Information for Prospective JSD Applicants
Though supervising SJD students is an intensive and demanding exercise, it is one I am happy to undertake because I view it as central to the fulfillment of the scholarly mission of my own school, and of the legal academy more generally. I therefore am open to reviewing SJD applications of interested candidates, and I generally do so within one to two weeks of receiving them.
However, I only consider applications that are directed to me. This means applications that include (i) a cover letter than describes how my own work dovetails with the work of the student in question, (ii) a proposal dissertation that cites my own work in the context of the dissertation proposal (negatively is fine, but it must engage my work) and (iii) a bibliography that is reasonably thorough and includes my work. The mass mailed application that reaches me and dozens of other faculty members in identical form will be swiftly discarded by me.

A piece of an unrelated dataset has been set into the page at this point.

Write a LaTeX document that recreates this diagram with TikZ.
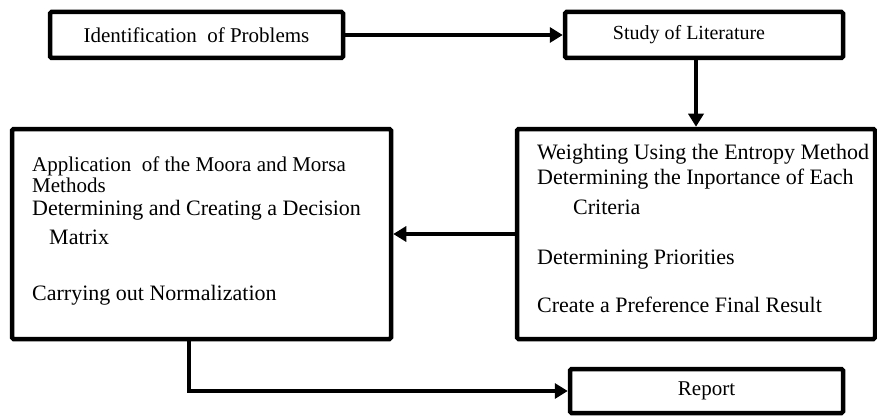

This is not an ego trip, in fact the generic descriptions that seem to accompany each application of how brilliant the prospective student finds me can be omitted. Feel free to think something I’m written is completely and embarrassingly wrong. But if I am going to spend the extensive time and effort necessary to supervise a student, I need to know that the student is aware of my work, finds it in some way useful and responsive to their own project and is willing to describe to me the connection they have identified. If I find the connection equally interesting and responsive, it’s probably worth my time, and the student’s.
Of course, I must also find the proposal compelling and worthy of the time necessary to supervise it, and very few applications meet that standard. I presume that is a matter of which all candidates are aware.